Le elezioni comunali hanno confermato la disaffezione di buona parte degli italiani dalla politica. Non sono un politologo e mi astengo dal valutare le motivazioni della massiccia astensione dal voto, ma di una cosa sono assolutamente certo per averla vissuta in prima persona, e cioè che una buona parte di coloro che non sono andati alle urne (cui tra l’altro sarebbero da aggiungere le schede bianche e nulle) sono cittadini che votarono M5S e che ora non si riconoscono più in esso.

E mi sento di dire anche che una parte di questi sono coloro che si riconoscevano in una specifica lotta del movimento; quella contro le grandi opere. A cominciare dal Tav, ma non solo: anche il Terzo Valico, il Tap, ed altre battaglie locali contro le opere inutili e devastanti. Con quel 33% scarso di voti raccolti nel 2018 quei cittadini che mettono al primo posto, giustamente, le problematiche ambientali, si aspettavano che alle parole seguissero i fatti, qualora i grillini fossero andati al governo. E che, qualora non ci fosse accordo su questo tema, che rimanessero saldamente all’opposizione. Invece sono andati sì, al governo, ma i loro sani principi in campo ambientale si sono sciolti come neve al sole.

Abbiamo avuto così un ministro come Danilo Toninelli che ha incaricato una commissione di valutare la convenienza di tre tratte di alta velocità ferroviaria, ma poi ha appallottolato le relazioni che le cassavano e le ha gettate nel cestino. La politica ambientale, in generale, in Italia è proseguita esattamente come prima che andassero al governo. Anzi, è peggiorata: non solo si dà il via libera a nuove inutili tratte AV (senza più ovviamente la valutazione costi/benefici) ma addirittura si parla impunemente del Ponte sullo Stretto. Da partito anti-sistema, i cinquestelle oggi fanno parte di un governo estremamente gradito a Confindustria.

Ci sarebbe da ridere se non ci fosse da piangere. E sono lacrime amare versate da chi ingenuamente ha creduto che quel nuovo movimento potesse davvero mischiare le carte in tavola, pretendendo che ai primissimi punti della politica – romana o locale – ci fosse la salvaguardia dell’ambiente. No alle grandi opere, sì a nuove aree protette; non all’abusivismo, sì alla lotta contro il dissesto idrogeologico; no a nuovo consumo di suolo, sì al ripristino del Corpo Forestale, eccetera, eccetera.

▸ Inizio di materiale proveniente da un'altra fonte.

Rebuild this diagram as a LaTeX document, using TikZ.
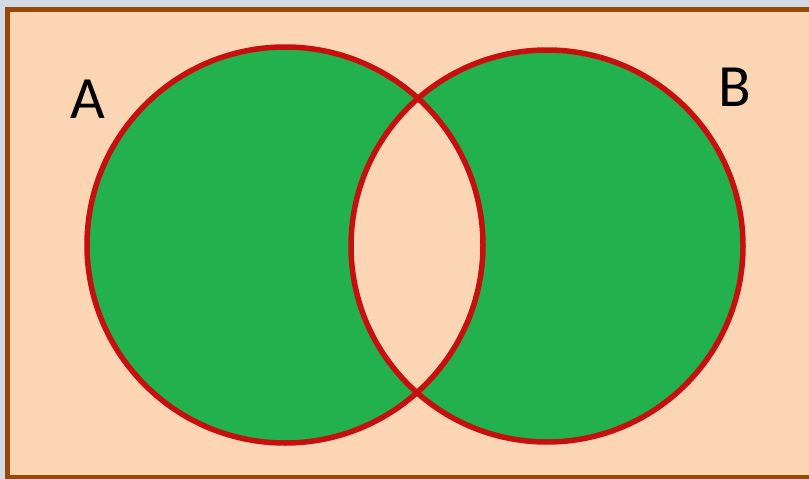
\documentclass[tikz,border=0pt]{standalone}
\usepackage{fontspec}
\setmainfont{Carlito}
\definecolor{outside}{HTML}{D3DAE6}
\definecolor{peach}{HTML}{FCD5B4}
\definecolor{framebrown}{HTML}{984807}
\definecolor{setgreen}{HTML}{22B14C}
\definecolor{setred}{HTML}{C80F0F}
\tikzset{
  setline/.style={draw=setred, line width=5.5pt},
  setlabel/.style={font=\fontsize{60}{60}\selectfont, text=black, inner sep=0pt, anchor=center}
}
\begin{document}
\begin{tikzpicture}[x=1pt,y=-1pt]
\useasboundingbox (0,0) rectangle (809,479);
\fill[outside] (0,0) rectangle (809,479);
\fill[peach, draw=framebrown, line width=5pt] (7.5,9) rectangle (815,477.5);
\coordinate (ca) at (285,245);
\coordinate (cb) at (547,246);
\fill[setgreen] (ca) circle (198);
\fill[setgreen] (cb) circle (196);
\begin{scope}
  \clip (ca) circle (198);
  \fill[peach] (cb) circle (196);
\end{scope}
\draw[setline] (ca) circle (198);
\draw[setline] (cb) circle (196);
\node[setlabel] (la) at (88,99) {A};
\node[setlabel] (lb) at (735,87) {B};
\end{tikzpicture}
\end{document}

Invece, il nulla. Solo l’attaccamento alla cadrega, come diciamo noi liguri.

E non mi si venga a dire che loro sarebbero meno peggio di altri e bisognerebbe votarli solo per questo. Il menopeggismo non porta a nulla, al massimo prolunga l’agonia. Meglio non varcare la soglia del seggio. Tanto, ormai è chiaro, il cambio di paradigma in politica non ci sarà mai.